Source data
[Begin]
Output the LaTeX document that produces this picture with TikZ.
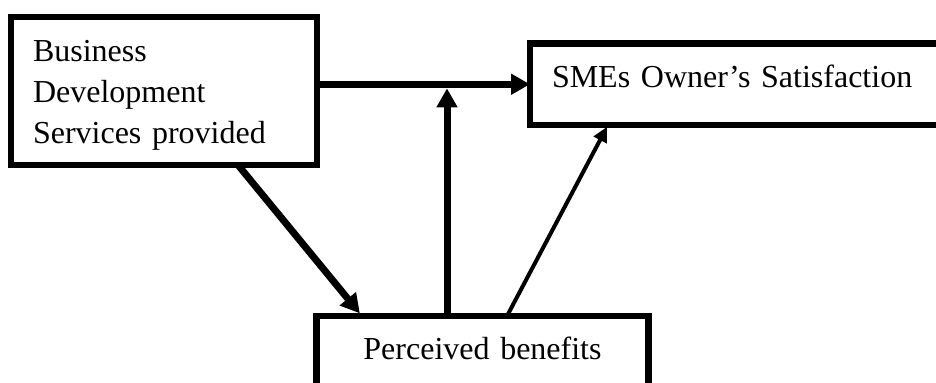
\documentclass[tikz,border=0pt]{standalone}
\usepackage{fontspec}
\setmainfont{Liberation Serif}
\usepackage{tikz}
\usetikzlibrary{calc}
\usetikzlibrary{arrows.meta}
\newcommand{\widthborder}{3.4pt}
\tikzset{
    common/.style={anchor=north west, draw, rectangle, line width=\widthborder, outer sep=0pt, inner xsep=11pt, inner ysep=0pt, align=left, font=\fontsize{16}{20.5}\selectfont},
    factor/.style={common, text width=131pt, text height=22.5pt, text depth=51.5pt},
    outcome/.style={common, text width=203pt, text height=22.25pt, text depth=18.5pt},
    mediator/.style={common, align=center, text width=144pt, text height=22pt, text depth=30pt},
    link/.style={line width=3.5pt, -{Triangle[length=9.5pt, width=10pt]}, shorten >=1.7pt},
    thinlink/.style={line width=2pt, -{Triangle[length=7.5pt, width=7pt]}, shorten >=1pt}
}
\begin{document}
\begin{tikzpicture}[x=0.5pt, y=-0.5pt]
          \clip (0,0) rectangle (936,383);

          \node[factor] (bds) at (11,17) {Business\\Development\\Services provided};
          \node[outcome] (sme) at (530,43.5) {SMEs Owner's Satisfaction};
          \node[mediator] (pb) at (316.5,316) {Perceived benefits};

          \coordinate (join) at (447,85);

          \draw[link, shorten >=0pt] (bds.east |- sme.west) -- (sme.west);
          \draw[link] (pb.north -| join) -- (join);
          \draw[link] ($(bds.south)+(74,0)$) -- ($(pb.north)+(-120.5,0)$);
          \draw[thinlink] ($(pb.north)+(24.5,0)$) -- ($(sme.south west)+(78,0)$);
        \end{tikzpicture}
\end{document}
[End]
Repeat verbatim all the material, but not the pictures.

Output the LaTeX document that produces this picture with TikZ.
\documentclass[tikz,border=0pt]{standalone}
\usepackage{fontspec}
\setmainfont{Liberation Serif}
\usepackage{tikz}
\usetikzlibrary{calc}
\usetikzlibrary{arrows.meta}
\newcommand{\widthborder}{3.4pt}
\tikzset{
    common/.style={anchor=north west, draw, rectangle, line width=\widthborder, outer sep=0pt, inner xsep=11pt, inner ysep=0pt, align=left, font=\fontsize{16}{20.5}\selectfont},
    factor/.style={common, text width=131pt, text height=22.5pt, text depth=51.5pt},
    outcome/.style={common, text width=203pt, text height=22.25pt, text depth=18.5pt},
    mediator/.style={common, align=center, text width=144pt, text height=22pt, text depth=30pt},
    link/.style={line width=3.5pt, -{Triangle[length=9.5pt, width=10pt]}, shorten >=1.7pt},
    thinlink/.style={line width=2pt, -{Triangle[length=7.5pt, width=7pt]}, shorten >=1pt}
}
\begin{document}
\begin{tikzpicture}[x=0.5pt, y=-0.5pt]
          \clip (0,0) rectangle (936,383);

          \node[factor] (bds) at (11,17) {Business\\Development\\Services provided};
          \node[outcome] (sme) at (530,43.5) {SMEs Owner's Satisfaction};
          \node[mediator] (pb) at (316.5,316) {Perceived benefits};

          \coordinate (join) at (447,85);

          \draw[link, shorten >=0pt] (bds.east |- sme.west) -- (sme.west);
          \draw[link] (pb.north -| join) -- (join);
          \draw[link] ($(bds.south)+(74,0)$) -- ($(pb.north)+(-120.5,0)$);
          \draw[thinlink] ($(pb.north)+(24.5,0)$) -- ($(sme.south west)+(78,0)$);
        \end{tikzpicture}
\end{document}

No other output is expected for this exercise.